**What to work on**
Check every line below for the word "this" and copy each one that has it.

[Start of Excerpted records]

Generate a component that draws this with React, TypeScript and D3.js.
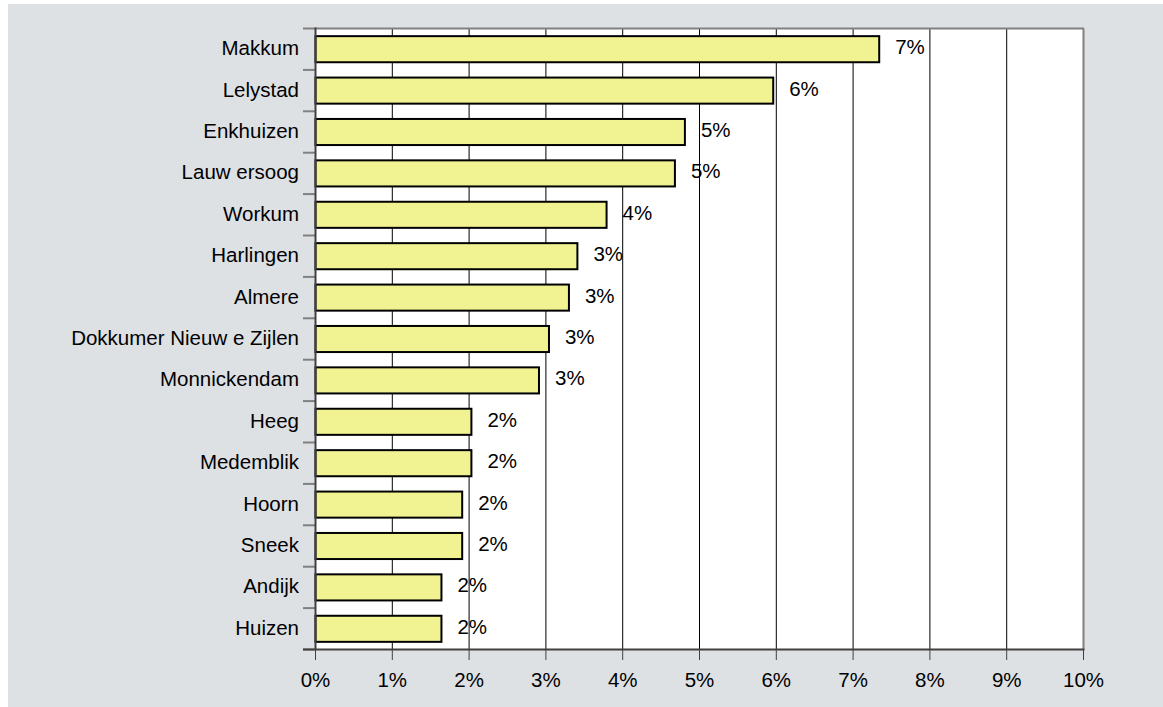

[End of Excerpted records]
[Start of Excerpted records]

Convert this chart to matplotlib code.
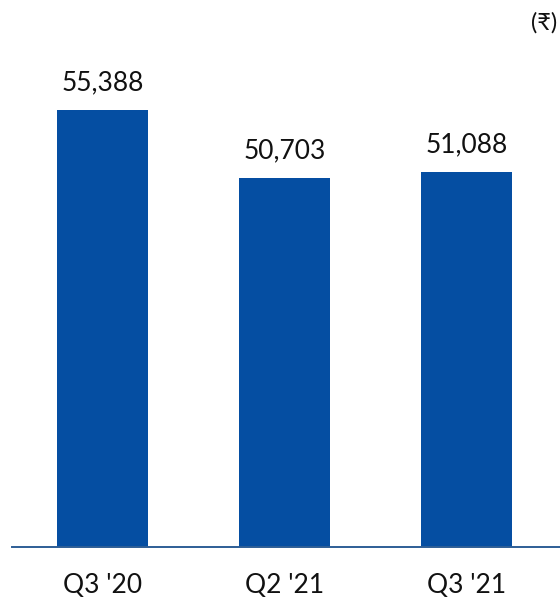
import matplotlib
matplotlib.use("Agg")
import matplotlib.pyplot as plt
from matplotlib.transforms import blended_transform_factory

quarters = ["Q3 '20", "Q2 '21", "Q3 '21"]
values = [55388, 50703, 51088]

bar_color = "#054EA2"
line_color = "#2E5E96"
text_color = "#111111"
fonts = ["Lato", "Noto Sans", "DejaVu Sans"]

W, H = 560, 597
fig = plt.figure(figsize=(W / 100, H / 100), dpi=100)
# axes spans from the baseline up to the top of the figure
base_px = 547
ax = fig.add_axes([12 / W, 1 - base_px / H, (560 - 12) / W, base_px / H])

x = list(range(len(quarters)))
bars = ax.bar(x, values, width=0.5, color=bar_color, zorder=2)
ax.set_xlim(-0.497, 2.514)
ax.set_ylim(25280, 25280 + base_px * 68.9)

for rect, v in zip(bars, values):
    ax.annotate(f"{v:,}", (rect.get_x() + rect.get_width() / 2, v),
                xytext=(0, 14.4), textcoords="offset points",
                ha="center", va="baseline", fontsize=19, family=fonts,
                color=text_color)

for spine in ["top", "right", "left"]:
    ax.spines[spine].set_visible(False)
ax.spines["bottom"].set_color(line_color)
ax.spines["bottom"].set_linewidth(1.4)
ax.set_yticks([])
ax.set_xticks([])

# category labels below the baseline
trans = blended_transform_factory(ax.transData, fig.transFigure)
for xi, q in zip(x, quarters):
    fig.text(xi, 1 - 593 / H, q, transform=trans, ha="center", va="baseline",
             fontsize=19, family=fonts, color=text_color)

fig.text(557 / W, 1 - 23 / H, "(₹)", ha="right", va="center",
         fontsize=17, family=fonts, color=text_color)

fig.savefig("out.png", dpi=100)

[End of Excerpted records]

**Correct response**
Generate a component that draws this with React, TypeScript and D3.js.
Convert this chart to matplotlib code.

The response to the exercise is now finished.